The artifacts found at the site offer clues to the lives of the settlers such as keeping domestic dogs, hunting deer, wild boar and elk, fishing on the lake and used headdresses fashioned from animal skulls for rituals. The team also uncovered a 11,000-year-old tree trunk and found items on the bank of the ancient lake that could be the first evidence of carpentry in Europe.
"This is a sensational discovery and tells us so much about the people who lived at this time," said Nicky Milner from the University of York team that worked with the University of Manchester at the site. "From this excavation, we gain a vivid picture of how these people lived."

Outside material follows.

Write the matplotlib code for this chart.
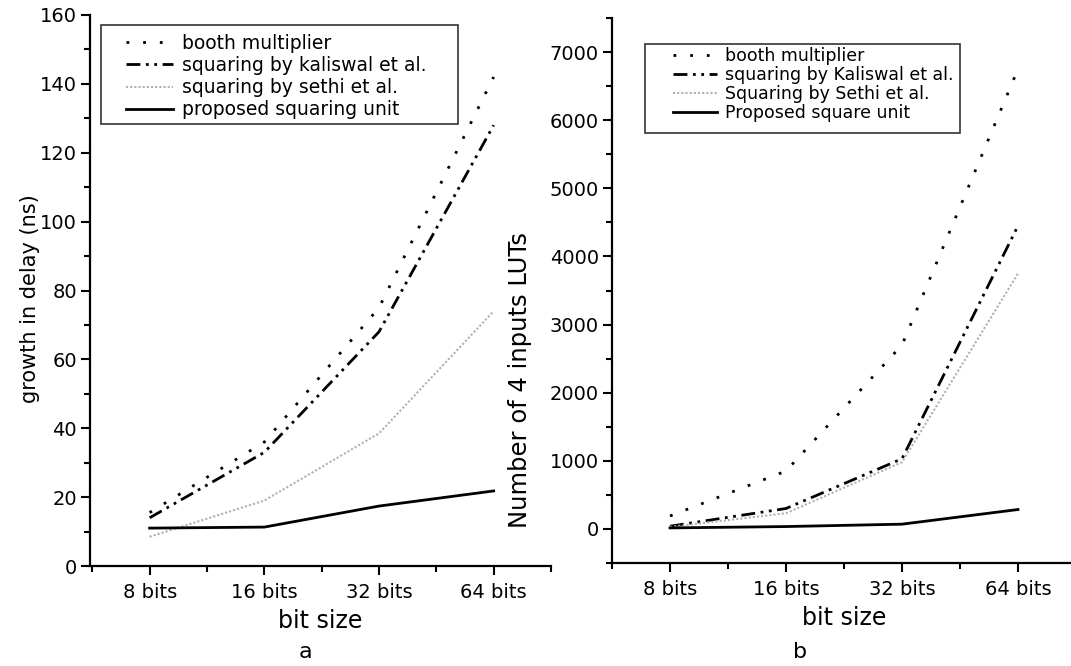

"This changes our ideas of the lives of the first settlers to move back into Britain after the end of the last Ice Age. We used to think they moved around a lot and left little evidence. Now we know they built large structures and were very attached to particular places in the landscape," said Chantal Conneller, an archaeologist at the University of Manchester.
"It brings out the similarities and differences between modern life and the ancient past in a fascinating way, and will change our perceptions forever," said Science minister David Willetts.